Roy Edroso describes her as an "anodyne, conservative-MoDo," and anodyne is about right, at least as far as her Pulitzer-winning efforts go. I browsed through her 2009 columns yesterday and was surprised how, well, house-trained she seemed, especially compared to a 2008 piece that will live in infamy (h/t @wmharnett for the reminder):

"A full-blooded American."

That's how 24-year-old Josh Fry of West Virginia described his preference for John McCain over Barack Obama. His feelings aren't racist, he explained. He would just be more comfortable with "someone who is a full-blooded American as president."

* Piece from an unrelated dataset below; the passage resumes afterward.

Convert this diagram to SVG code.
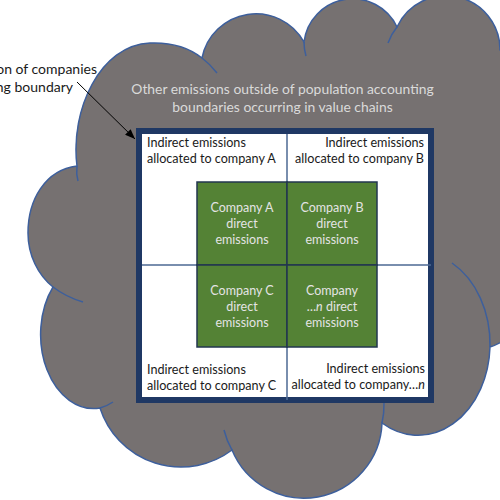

Whether Fry was referring to McCain's military service or Obama's Kenyan father isn't clear, but he may have hit upon something essential in this presidential race.

Remember: it's not racist.

Who "gets" America? And who doesn't?

Bruce Springsteen? Richard Hofstadter? I have no idea.

We love to boast that we are a nation of immigrants — and we are. But there's a different sense of America among those who trace their bloodlines back through generations of sacrifice.

Yes, yes there is, which explains my home state's celebration of Treason In Defense of Slavery Month.

But so-called "ordinary Americans" aren't so easily manipulated and they don't need interpreters. They can spot a poser a mile off and they have a hound's nose for snootiness.

Or as Eazy-E once put it, "my identity by itself causes violence."

What they know is that their forefathers fought and died for an America that has worked pretty well for more than 200 years. What they sense is that their heritage is being swept under the carpet while multiculturalism becomes the new national narrative.

This is where my own personal bias comes in, but as a Virginian, when someone says "heritage" I hear "still being a dick about the Civil War."

Full-blooded Americans get this.

Speaking as someone whose family has been in America since the Revolutionary War—on both sides—and in the South for not long after that, yeah, I definitely get this. I can hear that dog whistle like a train in the middle of the night.

But Kathleen Parker, defender of whiteitude and penises, has since embraced the middle of the road, along with dead armadillos and most editorial pages, and has been handsomely rewarded for it.

I'd bet the house that David Brooks will win next year. Just be prepared.